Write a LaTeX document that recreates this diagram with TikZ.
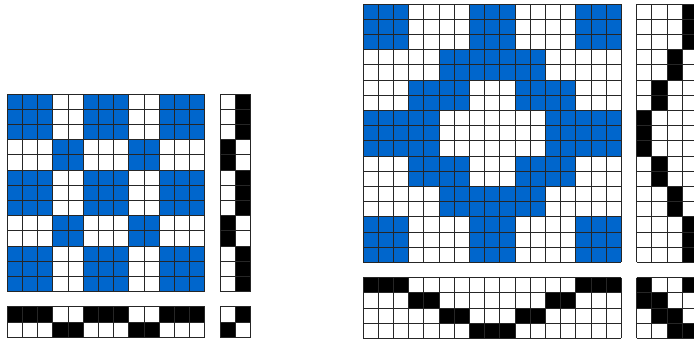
\documentclass[tikz,border=0pt]{standalone}
\definecolor{wblue}{RGB}{0,102,204}
\tikzset{
  gridln/.style={draw=black!85,line width=0.9pt},
  bluecell/.style={fill=wblue},
  blackcell/.style={fill=black}
}
\newcommand\cs{15.2}
\newcommand\mygrid[2]{%
  \foreach \i in {0,...,#1}{\draw[gridln] (\i*\cs,0) -- (\i*\cs,#2*\cs);}
  \foreach \j in {0,...,#2}{\draw[gridln] (0,\j*\cs) -- (#1*\cs,\j*\cs);}
}
\begin{document}
\begin{tikzpicture}[x=1pt,y=-1pt]
\useasboundingbox (0,0) rectangle (694,340);
\clip (0,0) rectangle (694,340);
% ---------------- left draft ----------------
\begin{scope}[shift={(7.3,94)}]
  \foreach \r in {0,...,12}{
    \foreach \c in {0,...,12}{
      \pgfmathtruncatemacro\s{{0,0,0,1,1,0,0,0,1,1,0,0,0}[\c]}
      \pgfmathtruncatemacro\t{{1,1,1,0,0,1,1,1,0,0,1,1,1}[\r]}
      \pgfmathtruncatemacro\k{(\t==1-\s)}
      \ifnum\k=1 \fill[bluecell] (\c*\cs,\r*\cs) rectangle ++(\cs,\cs);\fi
    }
  }
  \mygrid{13}{13}
\end{scope}
% threading
\begin{scope}[shift={(7.3,306.8)}]
  \foreach \c in {0,...,12}{
    \pgfmathtruncatemacro\s{{0,0,0,1,1,0,0,0,1,1,0,0,0}[\c]}
    \fill[blackcell] (\c*\cs,\s*\cs) rectangle ++(\cs,\cs);
  }
  \mygrid{13}{2}
\end{scope}
% treadling
\begin{scope}[shift={(220.1,94)}]
  \foreach \r in {0,...,12}{
    \pgfmathtruncatemacro\t{{1,1,1,0,0,1,1,1,0,0,1,1,1}[\r]}
    \fill[blackcell] (\t*\cs,\r*\cs) rectangle ++(\cs,\cs);
  }
  \mygrid{2}{13}
\end{scope}
% tie-up
\begin{scope}[shift={(220.1,306.8)}]
  \fill[blackcell] (\cs,0) rectangle ++(\cs,\cs);
  \fill[blackcell] (0,\cs) rectangle ++(\cs,\cs);
  \mygrid{2}{2}
\end{scope}
% ---------------- right draft ----------------
\begin{scope}[shift={(363,4)}]
  \foreach \r in {0,...,16}{
    \foreach \c in {0,...,16}{
      \pgfmathtruncatemacro\s{{0,0,0,1,1,2,2,3,3,3,2,2,1,1,0,0,0}[\c]}
      \pgfmathtruncatemacro\t{{3,3,3,2,2,1,1,0,0,0,1,1,2,2,3,3,3}[\r]}
      \pgfmathtruncatemacro\k{(\t==\s)||(\t==mod(\s+3,4))}
      \ifnum\k=1 \fill[bluecell] (\c*\cs,\r*\cs) rectangle ++(\cs,\cs);\fi
    }
  }
  \mygrid{17}{17}
\end{scope}
% threading
\begin{scope}[shift={(363,277.6)}]
  \foreach \c in {0,...,16}{
    \pgfmathtruncatemacro\s{{0,0,0,1,1,2,2,3,3,3,2,2,1,1,0,0,0}[\c]}
    \fill[blackcell] (\c*\cs,\s*\cs) rectangle ++(\cs,\cs);
  }
  \mygrid{17}{4}
\end{scope}
% treadling
\begin{scope}[shift={(636.6,4)}]
  \foreach \r in {0,...,16}{
    \pgfmathtruncatemacro\t{{3,3,3,2,2,1,1,0,0,0,1,1,2,2,3,3,3}[\r]}
    \fill[blackcell] (\t*\cs,\r*\cs) rectangle ++(\cs,\cs);
  }
  \mygrid{4}{17}
\end{scope}
% tie-up
\begin{scope}[shift={(636.6,277.6)}]
  \foreach \s in {0,...,3}{
    \foreach \t in {0,...,3}{
      \pgfmathtruncatemacro\k{(\t==\s)||(\t==mod(\s+3,4))}
      \ifnum\k=1 \fill[blackcell] (\t*\cs,\s*\cs) rectangle ++(\cs,\cs);\fi
    }
  }
  \mygrid{4}{4}
\end{scope}
\end{tikzpicture}
\end{document}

== == ==

▶ [EXERCISE INSTRUCTIONS] Restate the whole listing above exactly, please, omitting every image.

▶ [OUTPUT]
Write a LaTeX document that recreates this diagram with TikZ.
\documentclass[tikz,border=0pt]{standalone}
\definecolor{wblue}{RGB}{0,102,204}
\tikzset{
  gridln/.style={draw=black!85,line width=0.9pt},
  bluecell/.style={fill=wblue},
  blackcell/.style={fill=black}
}
\newcommand\cs{15.2}
\newcommand\mygrid[2]{%
  \foreach \i in {0,...,#1}{\draw[gridln] (\i*\cs,0) -- (\i*\cs,#2*\cs);}
  \foreach \j in {0,...,#2}{\draw[gridln] (0,\j*\cs) -- (#1*\cs,\j*\cs);}
}
\begin{document}
\begin{tikzpicture}[x=1pt,y=-1pt]
\useasboundingbox (0,0) rectangle (694,340);
\clip (0,0) rectangle (694,340);
% ---------------- left draft ----------------
\begin{scope}[shift={(7.3,94)}]
  \foreach \r in {0,...,12}{
    \foreach \c in {0,...,12}{
      \pgfmathtruncatemacro\s{{0,0,0,1,1,0,0,0,1,1,0,0,0}[\c]}
      \pgfmathtruncatemacro\t{{1,1,1,0,0,1,1,1,0,0,1,1,1}[\r]}
      \pgfmathtruncatemacro\k{(\t==1-\s)}
      \ifnum\k=1 \fill[bluecell] (\c*\cs,\r*\cs) rectangle ++(\cs,\cs);\fi
    }
  }
  \mygrid{13}{13}
\end{scope}
% threading
\begin{scope}[shift={(7.3,306.8)}]
  \foreach \c in {0,...,12}{
    \pgfmathtruncatemacro\s{{0,0,0,1,1,0,0,0,1,1,0,0,0}[\c]}
    \fill[blackcell] (\c*\cs,\s*\cs) rectangle ++(\cs,\cs);
  }
  \mygrid{13}{2}
\end{scope}
% treadling
\begin{scope}[shift={(220.1,94)}]
  \foreach \r in {0,...,12}{
    \pgfmathtruncatemacro\t{{1,1,1,0,0,1,1,1,0,0,1,1,1}[\r]}
    \fill[blackcell] (\t*\cs,\r*\cs) rectangle ++(\cs,\cs);
  }
  \mygrid{2}{13}
\end{scope}
% tie-up
\begin{scope}[shift={(220.1,306.8)}]
  \fill[blackcell] (\cs,0) rectangle ++(\cs,\cs);
  \fill[blackcell] (0,\cs) rectangle ++(\cs,\cs);
  \mygrid{2}{2}
\end{scope}
% ---------------- right draft ----------------
\begin{scope}[shift={(363,4)}]
  \foreach \r in {0,...,16}{
    \foreach \c in {0,...,16}{
      \pgfmathtruncatemacro\s{{0,0,0,1,1,2,2,3,3,3,2,2,1,1,0,0,0}[\c]}
      \pgfmathtruncatemacro\t{{3,3,3,2,2,1,1,0,0,0,1,1,2,2,3,3,3}[\r]}
      \pgfmathtruncatemacro\k{(\t==\s)||(\t==mod(\s+3,4))}
      \ifnum\k=1 \fill[bluecell] (\c*\cs,\r*\cs) rectangle ++(\cs,\cs);\fi
    }
  }
  \mygrid{17}{17}
\end{scope}
% threading
\begin{scope}[shift={(363,277.6)}]
  \foreach \c in {0,...,16}{
    \pgfmathtruncatemacro\s{{0,0,0,1,1,2,2,3,3,3,2,2,1,1,0,0,0}[\c]}
    \fill[blackcell] (\c*\cs,\s*\cs) rectangle ++(\cs,\cs);
  }
  \mygrid{17}{4}
\end{scope}
% treadling
\begin{scope}[shift={(636.6,4)}]
  \foreach \r in {0,...,16}{
    \pgfmathtruncatemacro\t{{3,3,3,2,2,1,1,0,0,0,1,1,2,2,3,3,3}[\r]}
    \fill[blackcell] (\t*\cs,\r*\cs) rectangle ++(\cs,\cs);
  }
  \mygrid{4}{17}
\end{scope}
% tie-up
\begin{scope}[shift={(636.6,277.6)}]
  \foreach \s in {0,...,3}{
    \foreach \t in {0,...,3}{
      \pgfmathtruncatemacro\k{(\t==\s)||(\t==mod(\s+3,4))}
      \ifnum\k=1 \fill[blackcell] (\t*\cs,\s*\cs) rectangle ++(\cs,\cs);\fi
    }
  }
  \mygrid{4}{4}
\end{scope}
\end{tikzpicture}
\end{document}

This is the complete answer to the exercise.